I don't think people really looked at how long lasting their hardware was back then, it was more of a happy accident. We still 'disposed' of hardware with glee, more because of huge moore's law gains. I think a lot of people still use a lot of older hardware you're not aware of either. People use cars from the early 2000s still. People using cars from the 70s wasn't much of a thing in the 90s and american manufacturers were far less reliable.




I hadn’t forgotten about Internet Explorer. But in fairness, Linux wasn’t really quite ready as a primary OS until around the time kHTML and Gecko became good enough most of the time. Plus Opera was free from 2000 too. Before then Internet Explorer was actually the better browser, as painful as it is to write that. I did also occasionally use a browser I’d written myself too (because that was semi-possible with Web 1.0 standards).

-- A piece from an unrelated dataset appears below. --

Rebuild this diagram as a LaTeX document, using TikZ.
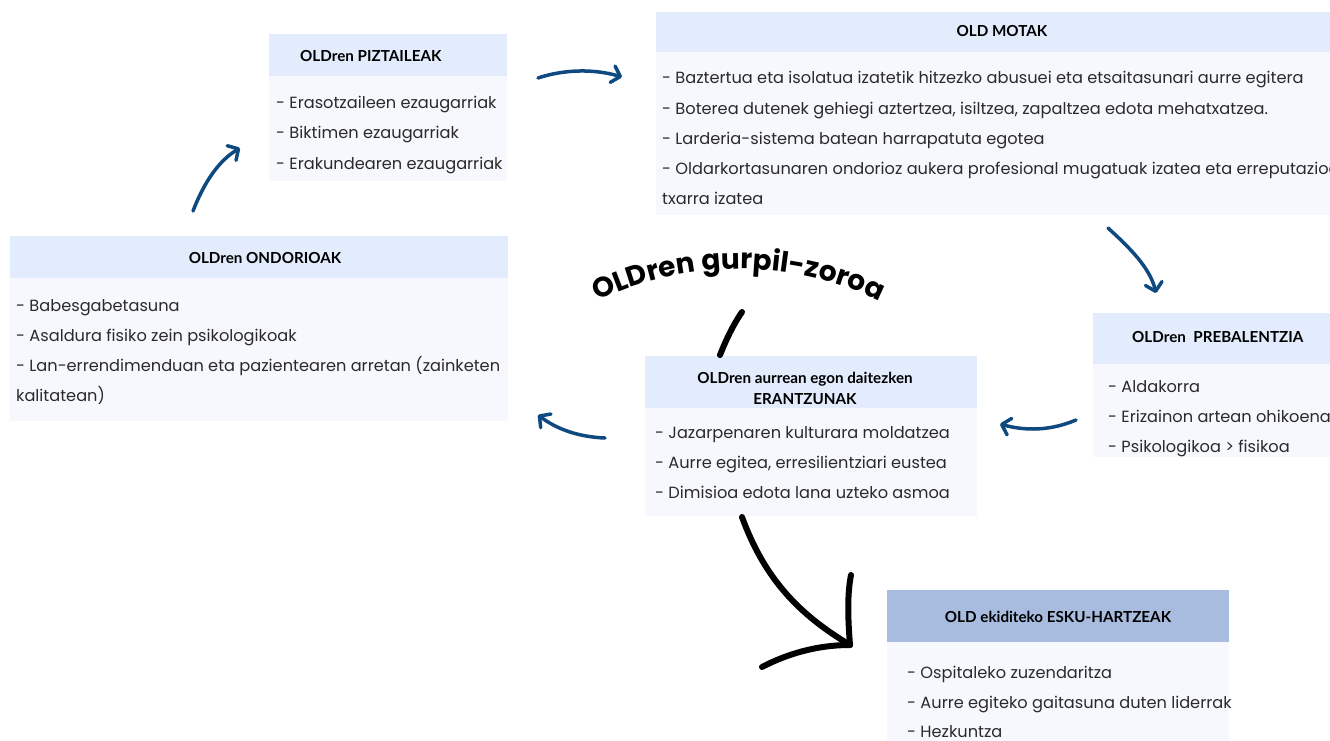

I also used to use an IRC client I’d written myself.

The more annoying walled garden was Windows itself. The 80s and early 90s has such variety then Windows dominated. If there’s one thing that’s better today its that applications are now platform agnostic just so long as Blink/WebKit/Gecko runs on it. So Linux is as much a first class citizen as Windows and macOS.


Very good point. Even today, MSFT has such control over the hardware world, if you want to run Windows 7 on a Z490 mainboard, you're SOL. The latest mainboards force you to run the latest Windows 10. Fortunately, they all run your favorite OSS os'.